Three kinds of operators are admitted =,==,!=.

The first two represent equality (and are simply synonyms), while the latter represents inequality.

For example:

environment = production
tier != frontend

The former selects all resources with key equal to environment and value equal to production.

The latter selects all resources with key equal to tier and value distinct from frontend, and all resources with no labels with the tier key.

One could filter for resources in production excluding frontend using the comma operator: environment=production,tier!=frontend

Set-based requirement

Set-based label requirements allow filtering keys according to a set of values.

Three kinds of operators are supported: in,notin and exists (only the key identifier).

For example:

environment in (production, qa)
tier notin (frontend, backend)
partition
!partition

The first example selects all resources with key equal to environment and value equal to production or qa.

The second example selects all resources with key equal to tier and values other than frontend and backend, and all resources with no labels with the tier key.

The third example selects all resources including a label with key partition; no values are checked.

The fourth example selects all resources without a label with key partition; no values are checked.

Similarly the comma separator acts as an AND operator.

So filtering resources with a partition key (no matter the value) and with environment different than  qa can be achieved using partition,environment notin (qa).

The set-based label selector is a general form of equality since environment=production is equivalent to environment in (production);

similarly for != and notin.

Set-based requirements can be mixed with equality-based requirements. For example:

 partition in (customerA, customerB),environment!=qa

API

LIST and WATCH filtering

LIST and WATCH operations may specify label selectors to filter the sets of objects returned using a query parameter.

Both requirements are permitted (presented here as they would appear in a URL query string):

• equality-based requirements:

?labelSelector=environment%3Dproduction,tier%3Dfrontend

• set-based requirements:

?labelSelector=environment+in+%28production%2Cqa%29%2Ctier+in+%28frontend%29

Both label selector styles can be used to list or watch resources via a REST client.

For example, targeting apiserver with kubectl and using equality-based one may write:

$ kubectl get pods -l environment=production,tier=frontend

or using set-based requirements:

$ kubectl get pods -l 'environment in (production),tier in (frontend)'

As already mentioned set-based requirements are more expressive.

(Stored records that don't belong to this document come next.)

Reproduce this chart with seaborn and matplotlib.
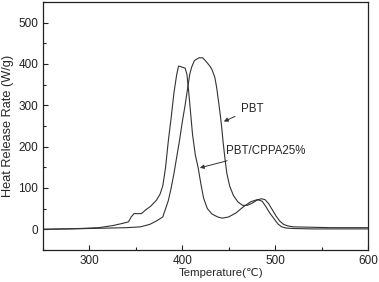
import matplotlib

matplotlib.use("Agg")
import matplotlib.pyplot as plt
import pandas as pd
import seaborn as sns
from matplotlib.ticker import MultipleLocator

# curves (temperature in C, heat release rate in W/g)
cppa_temp = [250, 270, 290, 310, 325, 335, 342, 345, 348, 356, 360, 366, 372, 376,
             379, 382, 385, 388, 391, 394, 396, 399, 403, 405, 407, 409, 411, 414,
             417, 420, 423, 427, 432, 438, 443, 450, 458, 466, 474, 481, 486, 490,
             494, 499, 503, 507, 512, 520, 540, 560, 580, 600]
cppa_hrr = [0, 1, 2, 4, 9, 14, 18, 30, 38, 38, 46, 56, 70, 85,
            105, 150, 215, 270, 330, 375, 395, 393, 390, 375, 330, 280, 230, 180,
            150, 110, 75, 50, 37, 30, 27, 30, 40, 55, 67, 72, 68, 55,
            40, 25, 13, 6, 3, 2, 1, 1, 1, 1]

pbt_temp = [250, 280, 300, 320, 340, 355, 365, 372, 379, 382, 385, 388, 391, 394,
            397, 400, 403, 406, 408, 410, 413, 418, 422, 426, 430, 432, 435, 437,
            439, 441, 442.5, 444, 446, 448, 451, 455, 460, 465, 470, 475, 480, 485,
            489, 493, 497, 501, 505, 509, 514, 520, 540, 560, 580, 600]
pbt_hrr = [0, 1, 2, 3, 4, 6, 12, 20, 30, 50, 70, 100, 135, 175,
           215, 260, 300, 345, 375, 392, 408, 415, 415, 405, 394, 386, 368, 343,
           310, 275, 245, 210, 170, 135, 105, 82, 66, 58, 58, 63, 70, 74,
           72, 62, 47, 32, 20, 12, 8, 6, 5, 4, 4, 4]

x_ticks = [300, 400, 500, 600]
y_ticks = [0, 100, 200, 300, 400, 500]

df = pd.concat([
    pd.DataFrame({"temp": pbt_temp, "hrr": pbt_hrr, "sample": "PBT"}),
    pd.DataFrame({"temp": cppa_temp, "hrr": cppa_hrr, "sample": "PBT/CPPA25%"}),
])

sns.set_style("ticks")
plt.rcParams["font.family"] = ["Liberation Sans", "DejaVu Sans"]

fig = plt.figure(figsize=(3.79, 2.82), dpi=100)
ax = fig.add_axes([0.1135, 0.1135, 0.8575, 0.8795])

sns.lineplot(data=df, x="temp", y="hrr", hue="sample", palette=["#333333", "#333333"],
             linewidth=0.8, legend=False, sort=False, estimator=None, ax=ax)

ax.set_xlim(250, 600)
ax.set_ylim(-50, 550)
ax.set_xticks(x_ticks)
ax.set_yticks(y_ticks)
ax.xaxis.set_minor_locator(MultipleLocator(50))
ax.yaxis.set_minor_locator(MultipleLocator(50))
ax.tick_params(which="both", direction="in", labelsize=8.5, width=0.8, colors="#222222")
ax.tick_params(which="major", length=3.5)
ax.tick_params(which="minor", length=2)
for sp in ax.spines.values():
    sp.set_linewidth(0.9)
    sp.set_color("#222222")

ax.set_xlabel("Temperature(\u2103)", fontsize=8.2, labelpad=1)
ax.xaxis.label.set_x(0.548)
ax.set_ylabel("Heat Release Rate (W/g)", fontsize=9.2, labelpad=3)

arrow = dict(arrowstyle="-|>", color="#333333", lw=0.7, mutation_scale=6)
ax.annotate("PBT", xy=(442, 258), xytext=(463, 292), fontsize=8.3,
            va="center", ha="left", arrowprops=arrow)
ax.annotate("PBT/CPPA25%", xy=(416, 147), xytext=(447, 190), fontsize=8.3,
            va="center", ha="left", arrowprops=arrow)

fig.savefig("out.png", dpi=100)
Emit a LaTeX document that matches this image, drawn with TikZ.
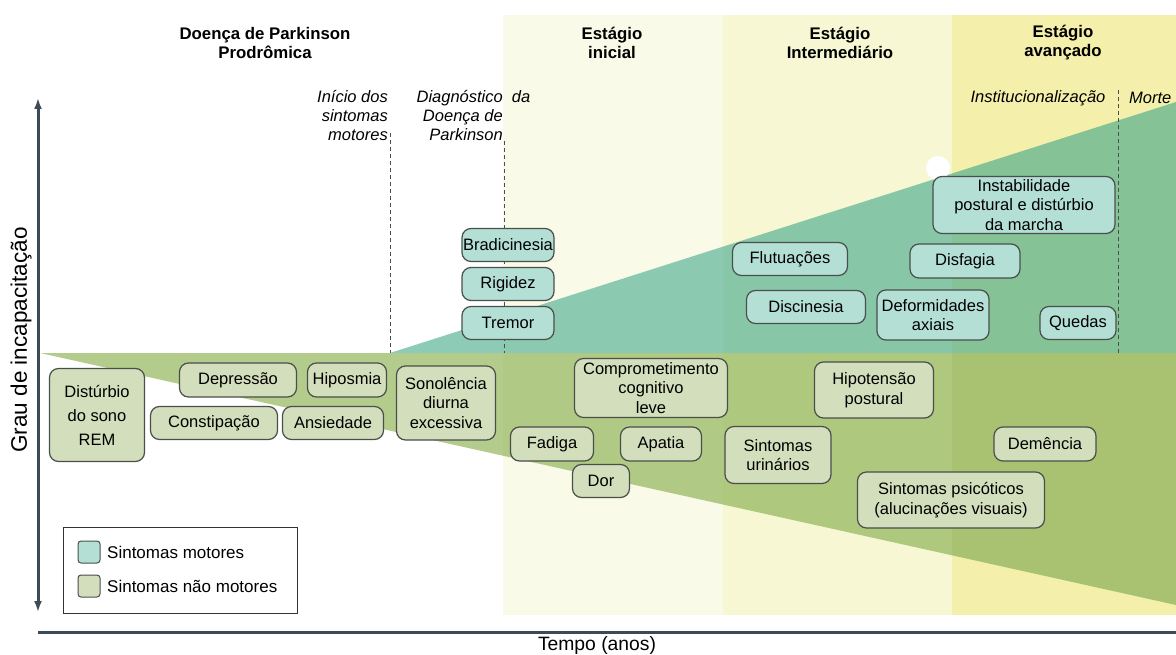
\documentclass[tikz,border=0pt]{standalone}
\usepackage{fontspec}
\setmainfont{Liberation Sans}
\usetikzlibrary{arrows.meta}
\definecolor{bgA}{HTML}{FAFAE8}
\definecolor{bgB}{HTML}{F7F7D4}
\definecolor{bgC}{HTML}{F4EFAA}
\definecolor{nmA}{HTML}{B3CC8C}
\definecolor{nmB}{HTML}{B0CA85}
\definecolor{nmC}{HTML}{AEC87E}
\definecolor{nmD}{HTML}{A8C271}
\definecolor{mA}{HTML}{8DCBB6}
\definecolor{mB}{HTML}{8BCAB0}
\definecolor{mC}{HTML}{88C6A8}
\definecolor{mD}{HTML}{85C296}
\definecolor{motfill}{HTML}{B4DFD5}
\definecolor{nonfill}{HTML}{D3DEBC}
\definecolor{boxline}{HTML}{4A4F4C}
\definecolor{axiscol}{HTML}{3E4A55}
\newcommand{\boxfont}{\fontsize{16.5}{19.5}\selectfont}
\newcommand{\hdfont}{\fontsize{16.8}{19}\selectfont\bfseries}
\newcommand{\itfont}{\fontsize{16.5}{19}\selectfont\itshape}
\tikzset{
  mot/.style={draw=boxline, fill=motfill, rounded corners=9pt, line width=1.2pt, align=center, inner sep=1pt, font=\boxfont},
  non/.style={draw=boxline, fill=nonfill, rounded corners=9pt, line width=1.2pt, align=center, inner sep=1pt, font=\boxfont},
  hd/.style={align=center, font=\hdfont, inner sep=0pt},
  ev/.style={font=\itfont, inner sep=0pt},
  vdash/.style={draw=boxline, line width=0.9pt, dash pattern=on 4pt off 3pt},
  axisline/.style={draw=axiscol, line width=3pt},
  legsq/.style={draw=boxline, line width=1pt, rounded corners=3pt, minimum width=22pt, minimum height=22pt, inner sep=0pt},
  legtxt/.style={anchor=west, font=\fontsize{17}{19}\selectfont, inner sep=0pt},
}
\begin{document}
\begin{tikzpicture}[x=1pt,y=-1pt]
\useasboundingbox (0,0) rectangle (1176,655);
% background stage bands
\fill[bgA] (503,15) rectangle (723,615);
\fill[bgB] (723,15) rectangle (952,615);
\fill[bgC] (952,15) rectangle (1176,615);
% triangles by band
\foreach \xa/\xb/\cn/\cm in {0/503/nmA/mA, 503/723/nmB/mB, 723/952/nmC/mC, 952/1176/nmD/mD}{
  \begin{scope}
    \clip (\xa,0) rectangle (\xb,655);
    \fill[\cn] (40,353) -- (1176,353) -- (1176,605) -- cycle;
    \fill[\cm] (390,353) -- (1176,102) -- (1176,353) -- cycle;
  \end{scope}
}
\fill[white] (938,168) circle (12);
% headers
\node[hd] (h0) at (265,43) {Doença de Parkinson\\Prodrômica};
\node[hd] (h1) at (612,43) {Estágio\\inicial};
\node[hd] (h2) at (840,43) {Estágio\\Intermediário};
\node[hd] (h3) at (1063,43) {Estágio\\avançado};
% event labels
\node[ev, align=right, anchor=north east] (e1) at (388,90) {Início dos\\sintomas\\motores};
\node[ev, align=right, anchor=north east] (e2) at (503,90) {Diagnóstico\rlap{\ \ da}\\Doença de\\Parkinson};
\node[ev] (e3) at (1038,98) {Institucionalização};
\node[ev, anchor=west] (e4) at (1129,98) {Morte};
% dashed lines
\coordinate (d1t) at (390,133); \coordinate (d1b) at (390,353);
\coordinate (d2t) at (504,141); \coordinate (d2b) at (504,353);
\coordinate (d3t) at (1118,90); \coordinate (d3b) at (1118,353);
\draw[vdash] (d1t) -- (d1b);
\draw[vdash] (d2t) -- (d2b);
\draw[vdash] (d3t) -- (d3b);
% motor symptoms
\node[mot, minimum width=92pt, minimum height=33pt] (bra) at (508,245) {Bradicinesia};
\node[mot, minimum width=92pt, minimum height=33pt] (rig) at (508,284) {Rigidez};
\node[mot, minimum width=92pt, minimum height=33pt] (tre) at (508,323) {Tremor};
\node[mot, minimum width=115pt, minimum height=33pt] (flu) at (790,259) {Flutuações};
\node[mot, minimum width=119pt, minimum height=33pt] (dis) at (806,307) {Discinesia};
\node[mot, minimum width=182pt, minimum height=57pt] (ins) at (1024,205) {Instabilidade\\postural e distúrbio\\da marcha};
\node[mot, minimum width=110pt, minimum height=34pt] (dfg) at (965,261) {Disfagia};
\node[mot, minimum width=112pt, minimum height=50pt] (def) at (933,315) {Deformidades\\axiais};
\node[mot, minimum width=76pt, minimum height=33pt] (que) at (1078,323) {Quedas};
% non-motor symptoms
\node[non, minimum width=95pt, minimum height=93pt, font=\fontsize{16.5}{24}\selectfont] (rem) at (97,415) {Distúrbio\\do sono\\REM};
\node[non, minimum width=117pt, minimum height=34pt] (dep) at (238,380) {Depressão};
\node[non, minimum width=79pt, minimum height=34pt] (hip) at (347,380) {Hiposmia};
\node[non, minimum width=127pt, minimum height=33pt] (con) at (214,423) {Constipação};
\node[non, minimum width=101pt, minimum height=33pt] (ans) at (333,423) {Ansiedade};
\node[non, minimum width=99pt, minimum height=74pt] (son) at (446,403) {Sonolência\\diurna\\excessiva};
\node[non, minimum width=153pt, minimum height=59pt] (ccl) at (651,388) {Comprometimento\\cognitivo\\leve};
\node[non, minimum width=83pt, minimum height=34pt] (fad) at (552,444) {Fadiga};
\node[non, minimum width=81pt, minimum height=34pt] (apa) at (661,444) {Apatia};
\node[non, minimum width=57pt, minimum height=33pt] (dor) at (601,481) {Dor};
\node[non, minimum width=106pt, minimum height=57pt] (uri) at (778,455) {Sintomas\\urinários};
\node[non, minimum width=119pt, minimum height=56pt] (hpt) at (874,390) {Hipotensão\\postural};
\node[non, minimum width=102pt, minimum height=34pt] (dem) at (1045,444) {Demência};
\node[non, minimum width=187pt, minimum height=56pt] (psi) at (951,500) {Sintomas psicóticos\\(alucinações visuais)};
% legend
\node[draw=black!80, fill=white, line width=1pt, minimum width=234pt, minimum height=86pt, inner sep=0pt] (leg) at (180,570) {};
\node[legsq, fill=motfill] (lsq1) at (89,552) {};
\node[legsq, fill=nonfill] (lsq2) at (89,586) {};
\node[legtxt] (lt1) at (107,552) {Sintomas motores};
\node[legtxt] (lt2) at (107,586) {Sintomas não motores};
% axes
\coordinate (yt) at (38,98); \coordinate (yb) at (38,612);
\coordinate (xl) at (38,632); \coordinate (xr) at (1176,632);
\draw[axisline, {Latex[length=11pt,width=8pt]}-{Latex[length=11pt,width=8pt]}] (yt) -- (yb);
\draw[axisline] (xl) -- (xr);
\node[font=\fontsize{19.3}{21}\selectfont, inner sep=0pt] (xlab) at (597,646) {Tempo (anos)};
\node[font=\fontsize{22.5}{24}\selectfont, inner sep=0pt, rotate=90] (ylab) at (21,340) {Grau de incapacitação};
\end{tikzpicture}
\end{document}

For instance, they can implement the OR operator on values:

$ kubectl get pods -l 'environment in (production, qa)'

or restricting negative matching via exists operator:

$ kubectl get pods -l 'environment,environment notin (frontend)'

　　

Set references in API objects

Some Kubernetes objects, such as services and replicationcontrollers, also use label selectors to specify sets of other resources, such as pods.

Service and ReplicationController

The set of pods that a service targets is defined with a label selector.

Similarly, the population of pods that a replicationcontroller should manage is also defined with a label selector.

Labels selectors for both objects are defined in json or yaml files using maps, and only equality-based requirement selectors are supported:

"selector": {
    "component" : "redis",
}

#or

selector:
    component: redis

this selector (respectively in json or yaml format) is equivalent to component=redis or component in (redis).

Resources that support set-based requirements

Newer resources, such as Job, Deployment, Replica Set, and Daemon Set, support set-based requirements as well.

selector:
  matchLabels:
    component: redis
  matchExpressions:
    - {key: tier, operator: In, values: [cache]}
    - {key: environment, operator: NotIn, values: [dev]}

matchLabels is a map of {key,value} pairs.

A single {key,value} in the matchLabels map is equivalent to an element of matchExpressions, whose key field is “key”, the operator is “In”, and the values array contains only “value”.

matchExpressions is a list of pod selector requirements.

Valid operators include In, NotIn, Exists, and DoesNotExist. The values set must be non-empty in the case of In and NotIn.

All of the requirements, from both matchLabels and matchExpressions are ANDed together – they must all be satisfied in order to match.

Selecting sets of nodes

One use case for selecting over labels is to constrain the set of nodes onto which a pod can schedule.

See the documentation on node selection for more information.

 

Annotations

You can use Kubernetes annotations to attach arbitrary non-identifying metadata to objects. Clients such as tools and libraries can retrieve this metadata.

• Attaching metadata to objects

Attaching metadata to objects

You can use either labels or annotations to attach metadata to Kubernetes objects.

Labels can be used to select objects and to find collections of objects that satisfy certain conditions.

In contrast, annotations are not used to identify and select objects.

The metadata in an annotation can be small or large, structured or unstructured, and can include characters not permitted by labels.

Annotations, like labels, are key/value maps:

"annotations": {
  "key1" : "value1",
  "key2" : "value2"
}

Here are some examples of information that could be recorded in annotations:

• Fields managed by a declarative configuration layer.

  • Attaching these fields as annotations distinguishes them from default values set by clients or servers, and from auto-generated fields and fields set by auto-sizing or auto-scaling systems.

• Build, release, or image information like timestamps, release IDs, git branch, PR numbers, image hashes, and registry address.

• Pointers to logging, monitoring, analytics, or audit repositories.

• Client library or tool information that can be used for debugging purposes: for example, name, version, and build information.

• User or tool/system provenance information, such as URLs of related objects from other ecosystem components.

• Lightweight rollout tool metadata: for example, config or checkpoints.

• Phone or pager numbers of persons responsible, or directory entries that specify where that information can be found, such as a team web site.

Instead of using annotations, you could store this type of information in an external database or directory, but that would make it much harder to produce shared client libraries and tools for deployment, management, introspection, and the like.